Der Entwurf einer Stahl-Pyramide, aus deren Spitze Wasser fließt, stammt von Künstlerfreund Hermann Focke. Für diesen Brunnen wird Regenwasser auf dem Dach gesammelt und in eine Zisterne geleitet. Zu diesem sprudelnden Zen- trum des Innenhofs setzt ein mächtiger Hibiskus einen blühenden Kontrast.
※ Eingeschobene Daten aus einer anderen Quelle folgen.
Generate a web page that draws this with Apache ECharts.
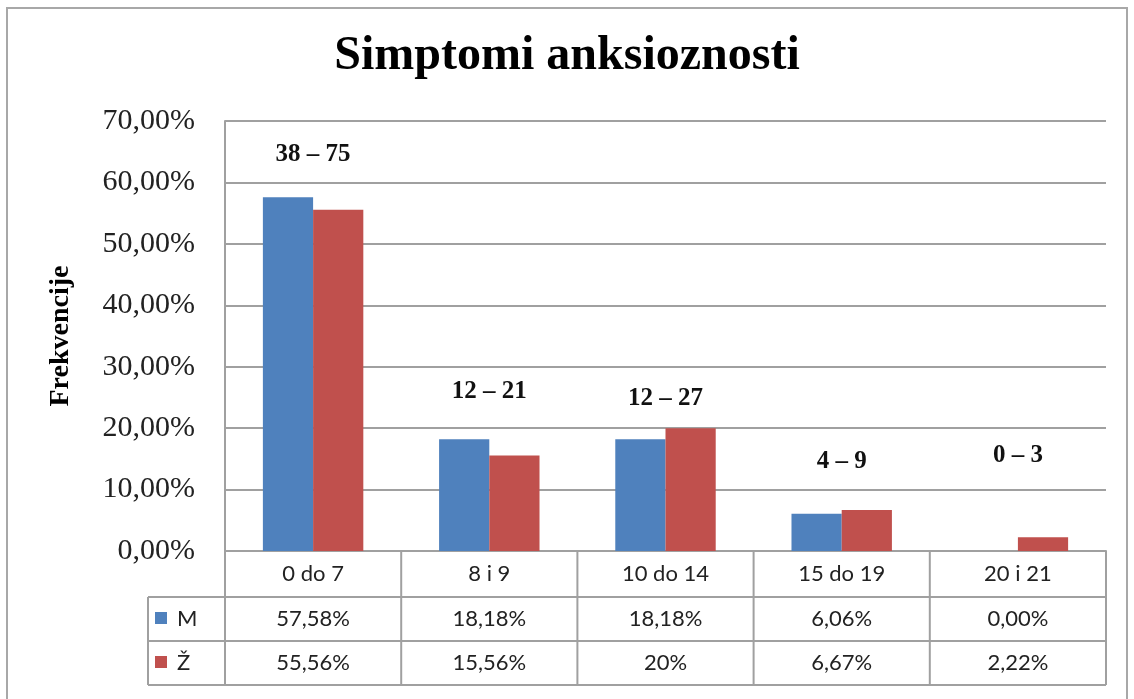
<!DOCTYPE html>
<html>
<head>
<meta charset="utf-8">
<script src="https://cdn.jsdelivr.net/npm/echarts@6/dist/echarts.min.js"></script>
<style>html,body{margin:0;padding:0;background:#fff}#c{width:1134px;height:699px}</style>
</head>
<body>
<div id="c"></div>
<script>
const categories = ['0 do 7', '8 i 9', '10 do 14', '15 do 19', '20 i 21'];
const seriesNames = ['M', 'Ž'];
const valuesM = [57.58, 18.18, 18.18, 6.06, 0.00];
const valuesZ = [55.56, 15.56, 20.00, 6.67, 2.22];
const tableM = ['57,58%', '18,18%', '18,18%', '6,06%', '0,00%'];
const tableZ = ['55,56%', '15,56%', '20%', '6,67%', '2,22%'];
const rangeLabels = ['38 – 75', '12 – 21', '12 – 27', '4 – 9', '0 – 3'];
const rangeLabelAt = [64.5, 25.9, 24.8, 14.5, 15.6];
const colors = ['#4F81BD', '#C0504D'];

const chart = echarts.init(document.getElementById('c'), null, {renderer: 'canvas'});
const serif = '"Liberation Serif", "Times New Roman", serif';
const sans = 'Lato, "Open Sans", sans-serif';
const lineCol = '#a0a0a0';
const tableFont = '22px ' + sans;

chart.setOption({
  animation: false,
  color: colors,
  title: {
    text: 'Simptomi anksioznosti', left: 'center', top: 28,
    textStyle: {fontFamily: serif, fontWeight: 'bold', fontSize: 48, color: '#000'}
  },
  grid: {left: 225, right: 28, top: 121, bottom: 148, containLabel: false},
  xAxis: {
    type: 'category', data: categories,
    axisLine: {show: true, lineStyle: {color: lineCol, width: 2}},
    axisTick: {show: false},
    axisLabel: {margin: 12, fontFamily: sans, fontSize: 22, color: '#222'}
  },
  yAxis: {
    type: 'value', min: 0, max: 70, interval: 10,
    name: 'Frekvencije', nameLocation: 'middle', nameGap: 150, nameRotate: 90,
    nameTextStyle: {fontFamily: serif, fontWeight: 'bold', fontSize: 28, color: '#000'},
    axisLine: {show: true, lineStyle: {color: lineCol, width: 2}},
    axisTick: {show: false},
    splitLine: {lineStyle: {color: lineCol, width: 2}},
    axisLabel: {
      margin: 30, fontFamily: serif, fontSize: 30, color: '#222',
      formatter: v => v.toFixed(2).replace('.', ',') + '%'
    }
  },
  series: [
    {name: seriesNames[0], type: 'bar', data: valuesM, barGap: '0%', barCategoryGap: '43%'},
    {name: seriesNames[1], type: 'bar', data: valuesZ, barGap: '0%', barCategoryGap: '43%'}
  ]
});

// Build data table and annotations from the axis scales
const x0 = chart.convertToPixel({xAxisIndex: 0}, 0);
const x1 = chart.convertToPixel({xAxisIndex: 0}, 1);
const step = x1 - x0;
const gLeft = x0 - step / 2;
const gRight = gLeft + step * categories.length;
const yBase = chart.convertToPixel({yAxisIndex: 0}, 0);
const rowH = 44;
const headH = 46;
const legLeft = 148;
const rowTop1 = yBase + headH;
const rowTop2 = rowTop1 + rowH;
const tableBottom = rowTop2 + rowH;
const g = [];
const ls = {stroke: lineCol, lineWidth: 2};

g.push({type: 'rect', shape: {x: 7, y: 8, width: 1120, height: 700}, style: {fill: 'none', stroke: '#a8a8a8', lineWidth: 2}, z: 0});
g.push({type: 'line', shape: {x1: legLeft, y1: rowTop1, x2: gRight, y2: rowTop1}, style: ls});
g.push({type: 'line', shape: {x1: legLeft, y1: rowTop2, x2: gRight, y2: rowTop2}, style: ls});
g.push({type: 'line', shape: {x1: legLeft, y1: tableBottom, x2: gRight, y2: tableBottom}, style: ls});
g.push({type: 'line', shape: {x1: legLeft, y1: rowTop1, x2: legLeft, y2: tableBottom}, style: ls});
g.push({type: 'line', shape: {x1: gRight, y1: yBase, x2: gRight, y2: tableBottom}, style: ls});
for (let i = 0; i < categories.length; i++) {
  const bx = gLeft + i * step;
  g.push({type: 'line', shape: {x1: bx, y1: yBase, x2: bx, y2: tableBottom}, style: ls});
  const cx = chart.convertToPixel({xAxisIndex: 0}, i);
  g.push({type: 'text', x: cx, y: rowTop1 + rowH / 2, style: {text: tableM[i], font: tableFont, fill: '#222', align: 'center', verticalAlign: 'middle'}});
  g.push({type: 'text', x: cx, y: rowTop2 + rowH / 2, style: {text: tableZ[i], font: tableFont, fill: '#222', align: 'center', verticalAlign: 'middle'}});
  const ay = chart.convertToPixel({yAxisIndex: 0}, rangeLabelAt[i]);
  g.push({type: 'text', x: cx, y: ay, style: {text: rangeLabels[i], font: 'bold 25px ' + serif, fill: '#111', align: 'center', verticalAlign: 'middle'}});
}
[rowTop1, rowTop2].forEach((ty, k) => {
  g.push({type: 'rect', shape: {x: legLeft + 7, y: ty + rowH / 2 - 7, width: 12, height: 12}, style: {fill: colors[k]}});
  g.push({type: 'text', x: legLeft + 29, y: ty + rowH / 2, style: {text: seriesNames[k], font: tableFont, fill: '#222', align: 'left', verticalAlign: 'middle'}});
});
chart.setOption({graphic: g});
</script>
</body>
</html>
Ein grünes Wunder, „den habe ich vor fast 50 Jahren als kleines Pflänzchen gekauft – und er lebt immer noch“, sicher auch deshalb, weil Annegret Hunsmann ihn jedes Jahr im Gästezimmer überwintern lässt – „das ist meine Orangerie“.
Mit Respekt vor der Vergangenheit wurde auch das Treppenhaus neu in Szene gesetzt: Wände, Stufen und Handlauf leuchten in Taubenblau und bieten den perfekten Hintergrund für schneeweiße Stuckrosetten. Mit elegantem Schwung geht es hoch in den zweiten Stock, wo ebenfalls der Name Eckert auf dem Klingelschild steht: Dort wohnen Margit und Michael, Neffe des Bäckermeisters, die ehemals drei kleine Wohnungen und Mansarden zu einer großzügigen Maisonette umbauen ließen – mit einer Dachterrasse.
Auf der unteren Ebene ist Platz für Schlaf-, Gäste- und Arbeitszimmer, jeder Raum bekennt Farbe – aber nur auf einer Wand – mal sanftes blau, mal mattes grün. Die obere Ebene baute Architekt Hamma zu einem Wohnraum mit Blick auf die üppig bepflanzte Terrasse aus und einer Küche, die mal nicht wie üblich offen, sondern ein geschlossener Raum ist. Zusätzliche Lichtspender sind zwei große Fenster direkt unter der Decke – auch optisch ein Clou. Ebenso wie der alte Dachstuhl, der freigelegt und weiß gestrichen wurde. Für Stabilität sorgt ein neuer Stahlträger, sichtbar und ebenfalls weiß. Damit schließt sich der Kreis in diesem Haus vom Erdgeschoss bis zum Dach: Das Alte wurde bewahrt, aufgefrischt und mit Neuem ergänzt – ein geglückter Mix.